SET PROBLEM – Return the listing word for word, as given.

[BEGIN INFORMATION SHOWN]

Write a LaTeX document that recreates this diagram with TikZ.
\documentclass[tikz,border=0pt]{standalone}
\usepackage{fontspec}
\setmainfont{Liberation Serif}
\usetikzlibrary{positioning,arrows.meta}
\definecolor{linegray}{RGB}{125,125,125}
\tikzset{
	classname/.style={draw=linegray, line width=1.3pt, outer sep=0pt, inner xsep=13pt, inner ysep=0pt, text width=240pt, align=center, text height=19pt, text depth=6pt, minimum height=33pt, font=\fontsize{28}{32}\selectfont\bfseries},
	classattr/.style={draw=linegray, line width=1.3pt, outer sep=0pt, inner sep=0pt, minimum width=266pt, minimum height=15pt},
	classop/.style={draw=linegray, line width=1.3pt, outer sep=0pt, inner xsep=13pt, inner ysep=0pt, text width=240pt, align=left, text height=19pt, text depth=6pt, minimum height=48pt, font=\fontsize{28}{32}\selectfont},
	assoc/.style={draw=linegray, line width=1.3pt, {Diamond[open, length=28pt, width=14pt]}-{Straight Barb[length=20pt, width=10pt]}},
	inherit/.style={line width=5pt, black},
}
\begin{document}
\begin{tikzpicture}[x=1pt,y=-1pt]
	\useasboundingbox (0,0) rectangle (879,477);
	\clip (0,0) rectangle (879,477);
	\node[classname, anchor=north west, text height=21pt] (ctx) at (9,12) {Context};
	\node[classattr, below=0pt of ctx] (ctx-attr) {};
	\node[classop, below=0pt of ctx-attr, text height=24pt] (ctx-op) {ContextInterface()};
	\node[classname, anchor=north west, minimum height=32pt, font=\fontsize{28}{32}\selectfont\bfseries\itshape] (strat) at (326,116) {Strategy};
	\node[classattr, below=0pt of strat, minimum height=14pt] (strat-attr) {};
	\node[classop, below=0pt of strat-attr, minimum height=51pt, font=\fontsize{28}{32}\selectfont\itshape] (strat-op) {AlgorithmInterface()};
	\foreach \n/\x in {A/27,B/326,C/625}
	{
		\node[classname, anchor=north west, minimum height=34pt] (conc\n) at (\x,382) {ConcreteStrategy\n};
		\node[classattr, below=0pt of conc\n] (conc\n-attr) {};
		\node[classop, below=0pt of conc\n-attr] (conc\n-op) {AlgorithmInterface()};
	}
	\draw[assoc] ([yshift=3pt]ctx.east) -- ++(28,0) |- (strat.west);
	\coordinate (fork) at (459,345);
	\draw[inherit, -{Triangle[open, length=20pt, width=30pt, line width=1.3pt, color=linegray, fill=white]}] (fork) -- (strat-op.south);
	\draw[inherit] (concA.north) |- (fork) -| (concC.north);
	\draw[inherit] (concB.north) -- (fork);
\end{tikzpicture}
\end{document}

[END INFORMATION SHOWN]

ANSWER FOR THE TASK –
Write a LaTeX document that recreates this diagram with TikZ.
\documentclass[tikz,border=0pt]{standalone}
\usepackage{fontspec}
\setmainfont{Liberation Serif}
\usetikzlibrary{positioning,arrows.meta}
\definecolor{linegray}{RGB}{125,125,125}
\tikzset{
	classname/.style={draw=linegray, line width=1.3pt, outer sep=0pt, inner xsep=13pt, inner ysep=0pt, text width=240pt, align=center, text height=19pt, text depth=6pt, minimum height=33pt, font=\fontsize{28}{32}\selectfont\bfseries},
	classattr/.style={draw=linegray, line width=1.3pt, outer sep=0pt, inner sep=0pt, minimum width=266pt, minimum height=15pt},
	classop/.style={draw=linegray, line width=1.3pt, outer sep=0pt, inner xsep=13pt, inner ysep=0pt, text width=240pt, align=left, text height=19pt, text depth=6pt, minimum height=48pt, font=\fontsize{28}{32}\selectfont},
	assoc/.style={draw=linegray, line width=1.3pt, {Diamond[open, length=28pt, width=14pt]}-{Straight Barb[length=20pt, width=10pt]}},
	inherit/.style={line width=5pt, black},
}
\begin{document}
\begin{tikzpicture}[x=1pt,y=-1pt]
	\useasboundingbox (0,0) rectangle (879,477);
	\clip (0,0) rectangle (879,477);
	\node[classname, anchor=north west, text height=21pt] (ctx) at (9,12) {Context};
	\node[classattr, below=0pt of ctx] (ctx-attr) {};
	\node[classop, below=0pt of ctx-attr, text height=24pt] (ctx-op) {ContextInterface()};
	\node[classname, anchor=north west, minimum height=32pt, font=\fontsize{28}{32}\selectfont\bfseries\itshape] (strat) at (326,116) {Strategy};
	\node[classattr, below=0pt of strat, minimum height=14pt] (strat-attr) {};
	\node[classop, below=0pt of strat-attr, minimum height=51pt, font=\fontsize{28}{32}\selectfont\itshape] (strat-op) {AlgorithmInterface()};
	\foreach \n/\x in {A/27,B/326,C/625}
	{
		\node[classname, anchor=north west, minimum height=34pt] (conc\n) at (\x,382) {ConcreteStrategy\n};
		\node[classattr, below=0pt of conc\n] (conc\n-attr) {};
		\node[classop, below=0pt of conc\n-attr] (conc\n-op) {AlgorithmInterface()};
	}
	\draw[assoc] ([yshift=3pt]ctx.east) -- ++(28,0) |- (strat.west);
	\coordinate (fork) at (459,345);
	\draw[inherit, -{Triangle[open, length=20pt, width=30pt, line width=1.3pt, color=linegray, fill=white]}] (fork) -- (strat-op.south);
	\draw[inherit] (concA.north) |- (fork) -| (concC.north);
	\draw[inherit] (concB.north) -- (fork);
\end{tikzpicture}
\end{document}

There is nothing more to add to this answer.